Serkan GÜRTÜRK

Kamu Malı Halkın Hakkı

Serkan GÜRTÜRK

Kamu kurumları, halk için çalışan ve kaynaklarını halk için kullanan kurumlardır. Bu kurumların hizmet gücü ve kapasitesi, maddi kaynakları ve bütçeleri ile iş orantılıdır.

Konuya gelelim. Malum 24 Ocak 2020 yılında 6.8 şiddetindeki depremle birlikte her alanda ciddi bir yıkım yaşadık. Binalarımız kadar, yaşadıklarımız ve kaybettiklerimizle ruhsal hayatımız ve psikolojimiz ciddi yaralar aldı.

Devletimiz, tüm kurumlarını seferber ederek halkımızın mağduriyetlerini gidermek amacıyla hızlı bir organizasyonla  çalışmalara başladı.

TOKİ, 25 bin konutla halkımıza en kısa sürede barınacakları konutlar inşa ederken, Elazığ Belediyesi de Abdullahpaşa Mahallesinde riskli alan ilan edilen bölgedeki binaları yaparak kat sakinlerine teslim etmek için adım attı.

TOKİ konutlarından daha büyük, iç ve dış mimarisi daha kullanışlı ve albenili, balkonları büyük ve kullanabilir nitelikte olan binalar için dört adada ihaleler yapıldı ve inşaatlar hızla yükseliyor.

Bu bölgede diğer adalarda da aynı projenin hayata geçirebilmesi için hak sahipleri ile protokol imzalama süreçleri devam ederken, bu bölgede, depremden kaynaklı kentsel sorunları hızlıca gidermek amacıyla ve Elazığ Belediye Başkanı Şahin Şerifoğulları’nın ısrarı ile Milli Emlak’tan Belediyeye devredilen alanlar için belirlenen metrekare birim fiyatlarının yüksek olduğu iddiaları birtakım çevrelerde dillendiriliyor.
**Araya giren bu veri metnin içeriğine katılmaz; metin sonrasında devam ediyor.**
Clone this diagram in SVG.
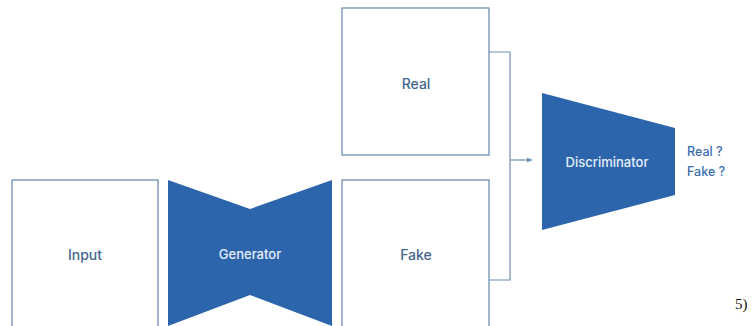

Belediye, bu alandaki arsalar için vatandaştan 450 TL talep ediyor. Bu rakam, o bölgedeki resmi emlak değerinin en düşük bedeli. Ve yine bu bölgede emlak ofislerinin ifadelerine göre arsanın güncel metrekare fiyatı ise 3.000-3.500 TL aralığında.

Bu bölgede evi bulunan hemşerilerimiz 150 bin artı 4-5 bin arsa bedeli ödeyerek çok nezih ve konforlu bir ev sahibi olacaklar.

Belediyenin arsa bedeli olarak metrekaresine 450 TL gibi cüzi bir bedel talep etmesi ve şehrin kaynak ve imkânlarını yine şehir için kullanma istediği ve talebi, çok doğal ve olması gereken bir adımdır.

Kaldı ki yapılan bu uygulamanın doğru olduğunu, kendisince yanlış gördüğü belediye hizmetlerini eleştirmekten geri durmayan MHP Belediye Meclis Üyesi ve eski Belediye Başkanı Sayın Behçet Susmaz da ifade etmiş ve Başkan Şerifoğulları’na destek vermiştir.

Vatandaştan talep edilen arsa bedeli, bazı çevrelerce ifade edildiği gibi yüksek bir bedel olmayıp, Belediyenin kasasına girecek ve tüm şehre hizmete dönecek bir kaynaktır.

Şu an dört adada yapılmış ihalelerle yükselen ve piyasa zamlarından etkilenmeyecek olan binalara yaz aylarında tamamlanarak hak sahiplerine teslim edilecekken, arsa bedeli üzerinden yapılan manipülatif haberler sebebiyle belediye ile sözleşme imzalamaktan kaçınan birkaç kişi yüzünden çok sayıda hak sahibi mağdur olmaya devam edecek ve belki yeni yapılacak ihalelerle değişen ve yükselen inşaat maliyetleri sebebiyle her bir vatandaşımız 150 bin yerine bu kez 200-250 bin gibi bir rakamla yüz yüz yüze kalabilecektir.

Basit tartışmalarla küçük hesapların peşine düşmek, günün sonunda daha büyük bir maddi kayba sebep olacak ve birkaç kişinin takıntısı ile yüzlerce kişi mağdur olacaksa bu durum, izahı yapılacak ve konunun muhatabı daha geniş kitlelere anlatılabilecek bir durum değildir.

Çok değil, bir sene sonra Elazığ Belediyesi’nin yaptığı konutlar ile TOKİ tarafından yapılan konutlar mukayese edilecek ve insanlarımızın çoğu, “keşke bizim evleri de belediye yapsaydı” diyecektir. Bu gerçeği atlayarak yapılan yorum ve eleştirilerin de haksız olduğu, günü geldiğinde daha net görülecek ve anlaşılacaktır.